**WHAT IS EXPECTED:** Read the lines below. Copy out any that hold the string "with".

**LISTED RECORDS:**
____________

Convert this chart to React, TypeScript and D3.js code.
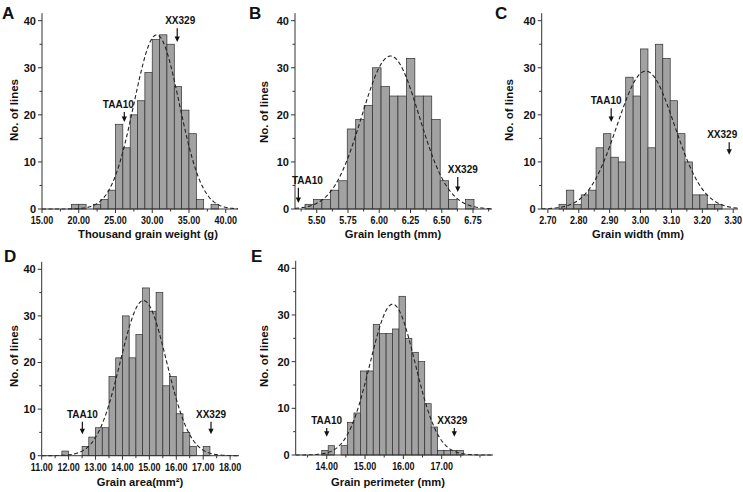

____________

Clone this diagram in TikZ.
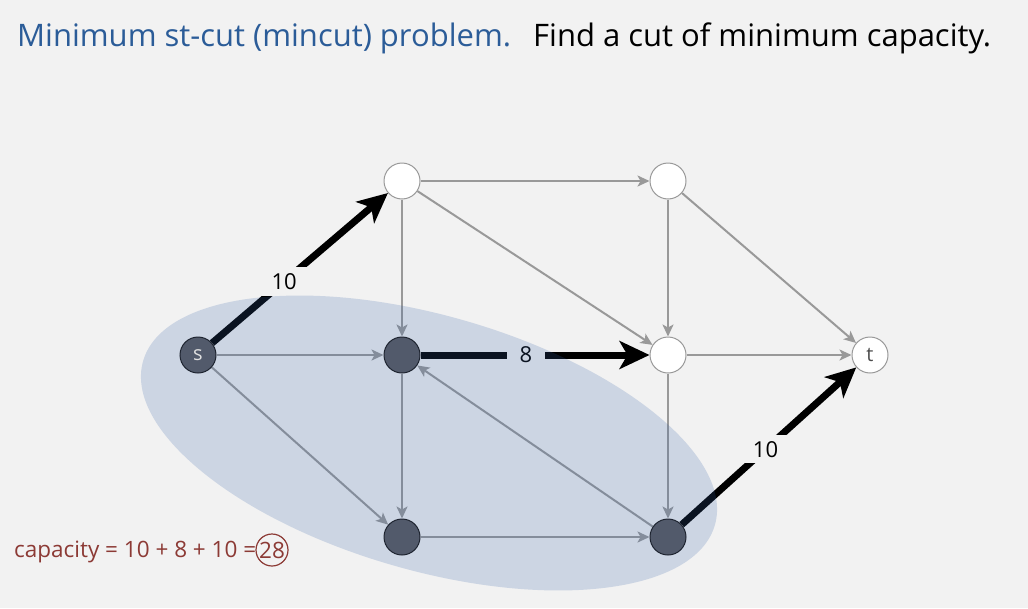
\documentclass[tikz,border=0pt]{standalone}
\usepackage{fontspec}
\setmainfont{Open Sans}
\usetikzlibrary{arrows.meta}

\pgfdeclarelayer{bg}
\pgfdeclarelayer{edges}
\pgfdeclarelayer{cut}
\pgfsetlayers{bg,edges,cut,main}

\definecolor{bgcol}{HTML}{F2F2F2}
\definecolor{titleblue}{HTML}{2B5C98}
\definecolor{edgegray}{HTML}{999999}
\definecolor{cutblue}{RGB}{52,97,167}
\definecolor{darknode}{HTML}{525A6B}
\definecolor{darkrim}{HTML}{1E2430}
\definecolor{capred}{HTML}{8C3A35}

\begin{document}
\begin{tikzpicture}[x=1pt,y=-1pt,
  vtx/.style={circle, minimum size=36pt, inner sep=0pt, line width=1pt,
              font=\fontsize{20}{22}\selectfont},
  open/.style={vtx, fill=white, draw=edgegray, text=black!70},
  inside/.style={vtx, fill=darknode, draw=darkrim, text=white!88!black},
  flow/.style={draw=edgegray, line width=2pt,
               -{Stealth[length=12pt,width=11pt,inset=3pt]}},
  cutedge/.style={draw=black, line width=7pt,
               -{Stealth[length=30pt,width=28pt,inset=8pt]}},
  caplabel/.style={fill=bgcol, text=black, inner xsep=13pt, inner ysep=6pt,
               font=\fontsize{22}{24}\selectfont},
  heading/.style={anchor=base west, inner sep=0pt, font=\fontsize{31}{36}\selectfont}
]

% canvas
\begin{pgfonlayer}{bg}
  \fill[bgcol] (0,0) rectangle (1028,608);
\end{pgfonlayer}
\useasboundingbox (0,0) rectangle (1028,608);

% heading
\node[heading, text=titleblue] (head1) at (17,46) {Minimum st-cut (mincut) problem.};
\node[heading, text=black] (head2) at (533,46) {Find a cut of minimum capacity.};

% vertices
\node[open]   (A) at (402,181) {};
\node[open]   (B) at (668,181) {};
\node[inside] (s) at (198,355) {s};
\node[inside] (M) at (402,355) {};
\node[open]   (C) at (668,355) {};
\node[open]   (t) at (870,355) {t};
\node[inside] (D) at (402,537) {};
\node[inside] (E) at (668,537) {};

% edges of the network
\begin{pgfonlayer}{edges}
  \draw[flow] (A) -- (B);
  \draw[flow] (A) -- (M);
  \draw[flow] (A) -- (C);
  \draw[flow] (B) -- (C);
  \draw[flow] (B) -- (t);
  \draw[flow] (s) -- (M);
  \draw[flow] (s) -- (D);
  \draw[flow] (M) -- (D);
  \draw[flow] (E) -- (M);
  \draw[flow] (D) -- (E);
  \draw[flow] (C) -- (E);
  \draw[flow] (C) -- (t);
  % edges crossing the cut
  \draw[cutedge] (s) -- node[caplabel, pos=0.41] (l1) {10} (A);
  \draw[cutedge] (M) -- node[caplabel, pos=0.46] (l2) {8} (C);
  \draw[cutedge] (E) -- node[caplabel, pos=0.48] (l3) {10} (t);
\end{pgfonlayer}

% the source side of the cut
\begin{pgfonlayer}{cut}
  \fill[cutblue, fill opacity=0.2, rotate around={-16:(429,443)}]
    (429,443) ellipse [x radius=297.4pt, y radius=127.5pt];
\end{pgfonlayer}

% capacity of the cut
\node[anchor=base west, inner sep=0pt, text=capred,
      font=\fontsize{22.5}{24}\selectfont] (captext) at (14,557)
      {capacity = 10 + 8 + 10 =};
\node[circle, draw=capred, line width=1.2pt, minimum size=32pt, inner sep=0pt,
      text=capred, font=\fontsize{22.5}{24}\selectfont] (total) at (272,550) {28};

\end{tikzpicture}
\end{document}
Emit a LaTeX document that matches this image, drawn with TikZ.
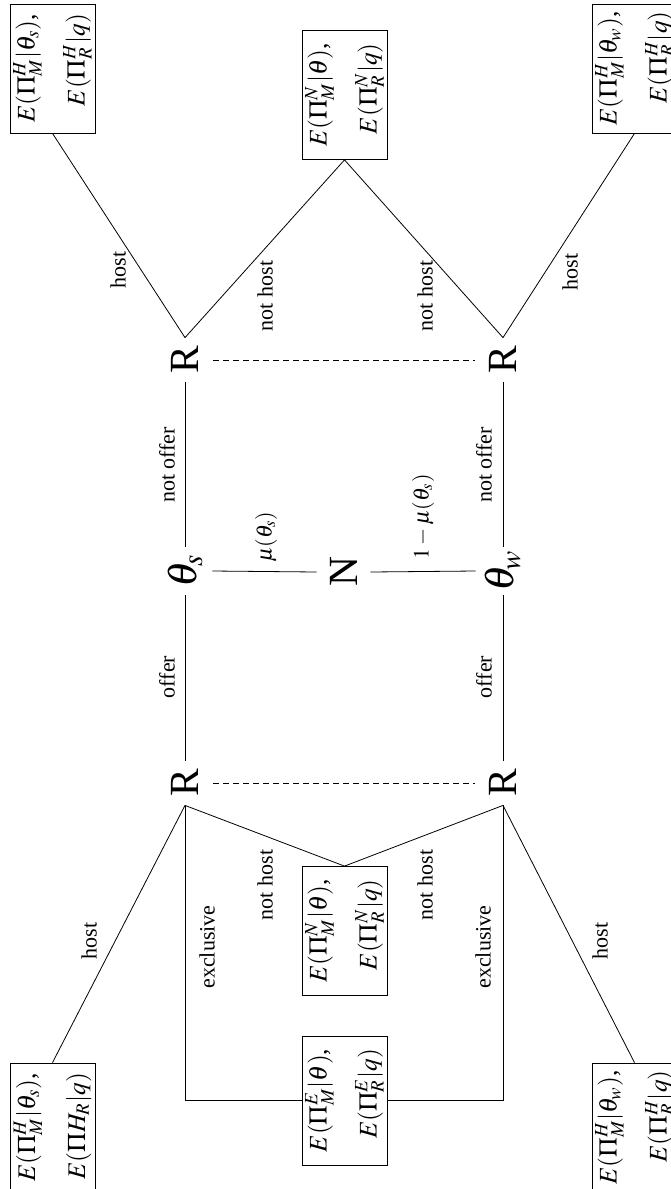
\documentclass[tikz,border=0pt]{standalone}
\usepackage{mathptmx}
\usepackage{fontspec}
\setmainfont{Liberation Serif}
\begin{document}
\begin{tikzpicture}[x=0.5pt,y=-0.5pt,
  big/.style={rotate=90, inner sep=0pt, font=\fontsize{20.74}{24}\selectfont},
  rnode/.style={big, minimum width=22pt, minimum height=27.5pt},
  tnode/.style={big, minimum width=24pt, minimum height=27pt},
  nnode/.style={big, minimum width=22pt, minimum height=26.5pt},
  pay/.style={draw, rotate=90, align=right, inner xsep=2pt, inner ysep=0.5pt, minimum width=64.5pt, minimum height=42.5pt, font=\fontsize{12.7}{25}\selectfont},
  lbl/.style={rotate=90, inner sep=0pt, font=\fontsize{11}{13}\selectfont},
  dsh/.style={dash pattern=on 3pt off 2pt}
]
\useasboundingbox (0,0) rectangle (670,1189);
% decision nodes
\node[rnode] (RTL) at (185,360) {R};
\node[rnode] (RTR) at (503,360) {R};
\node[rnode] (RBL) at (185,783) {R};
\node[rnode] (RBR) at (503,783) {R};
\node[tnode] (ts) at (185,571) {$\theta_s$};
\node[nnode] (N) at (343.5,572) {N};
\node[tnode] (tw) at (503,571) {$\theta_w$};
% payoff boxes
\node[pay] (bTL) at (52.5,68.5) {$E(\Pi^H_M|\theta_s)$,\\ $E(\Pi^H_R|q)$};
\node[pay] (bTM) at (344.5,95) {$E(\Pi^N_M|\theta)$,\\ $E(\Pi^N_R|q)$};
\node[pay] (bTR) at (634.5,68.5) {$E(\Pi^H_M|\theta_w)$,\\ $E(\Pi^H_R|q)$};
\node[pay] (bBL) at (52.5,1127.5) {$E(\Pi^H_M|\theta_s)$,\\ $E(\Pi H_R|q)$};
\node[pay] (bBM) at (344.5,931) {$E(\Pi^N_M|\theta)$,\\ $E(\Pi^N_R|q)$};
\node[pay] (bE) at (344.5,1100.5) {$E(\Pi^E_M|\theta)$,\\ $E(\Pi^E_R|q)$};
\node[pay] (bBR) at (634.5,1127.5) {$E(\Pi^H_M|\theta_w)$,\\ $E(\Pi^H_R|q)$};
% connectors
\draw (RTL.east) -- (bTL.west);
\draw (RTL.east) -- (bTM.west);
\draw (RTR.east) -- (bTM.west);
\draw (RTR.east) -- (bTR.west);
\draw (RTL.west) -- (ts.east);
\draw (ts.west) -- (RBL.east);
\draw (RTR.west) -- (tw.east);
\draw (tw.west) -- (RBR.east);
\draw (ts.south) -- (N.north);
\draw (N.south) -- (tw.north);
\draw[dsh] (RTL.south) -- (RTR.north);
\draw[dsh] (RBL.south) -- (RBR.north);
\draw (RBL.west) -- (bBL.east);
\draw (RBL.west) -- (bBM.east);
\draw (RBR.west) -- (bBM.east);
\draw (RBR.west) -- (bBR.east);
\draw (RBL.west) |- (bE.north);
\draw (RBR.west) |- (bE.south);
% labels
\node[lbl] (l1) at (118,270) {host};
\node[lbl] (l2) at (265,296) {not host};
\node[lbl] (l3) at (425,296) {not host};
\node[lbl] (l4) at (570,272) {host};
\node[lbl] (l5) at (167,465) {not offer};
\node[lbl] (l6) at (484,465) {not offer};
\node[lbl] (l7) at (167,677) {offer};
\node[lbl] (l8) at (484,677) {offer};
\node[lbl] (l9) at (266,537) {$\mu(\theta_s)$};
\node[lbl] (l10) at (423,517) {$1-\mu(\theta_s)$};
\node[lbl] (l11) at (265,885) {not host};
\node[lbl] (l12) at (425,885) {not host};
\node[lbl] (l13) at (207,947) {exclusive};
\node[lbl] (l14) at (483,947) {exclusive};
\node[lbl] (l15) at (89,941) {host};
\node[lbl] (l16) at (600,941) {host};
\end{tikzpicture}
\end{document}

____________

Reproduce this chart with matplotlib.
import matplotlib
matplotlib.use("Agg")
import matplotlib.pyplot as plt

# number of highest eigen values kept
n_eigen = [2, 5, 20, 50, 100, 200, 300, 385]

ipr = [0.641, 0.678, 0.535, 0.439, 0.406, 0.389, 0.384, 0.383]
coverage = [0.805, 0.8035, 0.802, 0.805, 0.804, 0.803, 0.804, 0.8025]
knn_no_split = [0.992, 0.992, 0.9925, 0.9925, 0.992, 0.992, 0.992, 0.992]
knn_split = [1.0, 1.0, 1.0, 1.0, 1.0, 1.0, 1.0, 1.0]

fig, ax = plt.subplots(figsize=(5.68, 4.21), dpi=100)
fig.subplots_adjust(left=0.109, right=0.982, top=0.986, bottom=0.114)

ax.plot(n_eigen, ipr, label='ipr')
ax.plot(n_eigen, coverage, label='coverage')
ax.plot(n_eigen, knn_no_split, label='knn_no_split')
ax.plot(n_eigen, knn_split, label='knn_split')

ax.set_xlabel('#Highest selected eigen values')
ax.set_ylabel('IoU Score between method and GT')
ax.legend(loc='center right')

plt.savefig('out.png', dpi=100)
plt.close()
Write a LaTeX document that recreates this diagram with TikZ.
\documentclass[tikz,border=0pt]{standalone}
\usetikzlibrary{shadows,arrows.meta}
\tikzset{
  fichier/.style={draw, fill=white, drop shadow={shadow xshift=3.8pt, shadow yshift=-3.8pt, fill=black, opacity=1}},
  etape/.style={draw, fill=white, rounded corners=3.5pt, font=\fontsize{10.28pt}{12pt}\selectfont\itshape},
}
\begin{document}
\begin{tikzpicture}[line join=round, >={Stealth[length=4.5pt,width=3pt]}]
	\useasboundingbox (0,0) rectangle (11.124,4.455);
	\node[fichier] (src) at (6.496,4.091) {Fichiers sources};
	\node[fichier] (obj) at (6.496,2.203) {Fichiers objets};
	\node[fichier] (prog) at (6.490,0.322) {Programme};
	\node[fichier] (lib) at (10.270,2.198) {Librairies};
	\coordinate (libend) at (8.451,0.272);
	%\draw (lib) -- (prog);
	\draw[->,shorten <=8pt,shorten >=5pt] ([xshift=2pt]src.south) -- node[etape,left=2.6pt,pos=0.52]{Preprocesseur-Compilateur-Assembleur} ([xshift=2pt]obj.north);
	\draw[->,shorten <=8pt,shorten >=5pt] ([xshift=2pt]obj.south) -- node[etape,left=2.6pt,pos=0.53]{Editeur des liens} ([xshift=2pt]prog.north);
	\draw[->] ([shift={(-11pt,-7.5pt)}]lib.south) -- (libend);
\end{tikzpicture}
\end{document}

____________

**RESULT OF THE EXERCISE:**
Emit a LaTeX document that matches this image, drawn with TikZ.
Reproduce this chart with matplotlib.
Write a LaTeX document that recreates this diagram with TikZ.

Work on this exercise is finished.